Dennoch ist dies der bedeutsamste Punkt in der gestern von den EU-Parlamentariern verabschiedeten Resolution zur Zukunftskonferenz. Darin fordern sie ihren Ausschuss für konstitutionelle Fragen auf, einen Konvent zur Änderung der Verträge einzuberufen. Dazu müssen jedoch auch die EU-Staaten ihre Zustimmung geben, die in dieser Frage jedoch sehr zurückhaltend sind. Denn Vertragsänderungen werden gerne mit dem Öffnen der Büchse der Pandora gleichgesetzt, da sie sich konfliktbeladen über Jahre hinweg ziehen und die Handlungsfähigkeit der EU lähmen können.

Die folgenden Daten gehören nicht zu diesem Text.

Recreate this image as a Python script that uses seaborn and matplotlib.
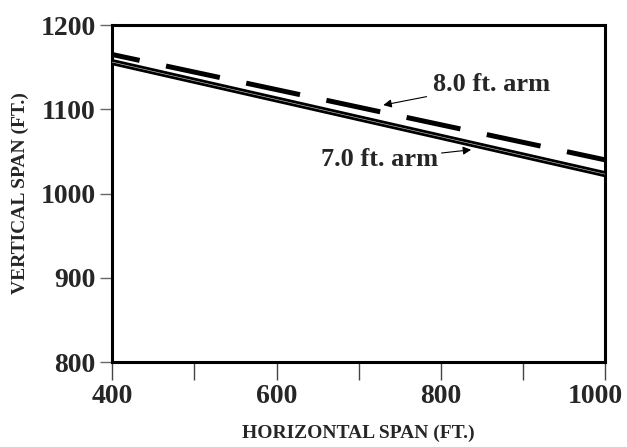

Dessen dürften sich die Initiatoren der Konferenz über die Zukunft Europas jedoch durchaus bewusst gewesen sein. Allen voran der französische Präsident Emmanuel Macron, dem neben den Präsidentinnen der anderen EU-Institutionen am kommenden 9. Mai, dem Europatag, während einer Feier im EP in Straßburg ein Abschlussdokument der Konferenz vorgelegt werden soll. Macron hatte nach den Europawahlen 2019 auf die Abhaltung der Konferenz gedrängt, EU-Kommissionspräsidentin Ursula von der Leyen nahm die Idee damals in ihr Arbeitsprogramm auf.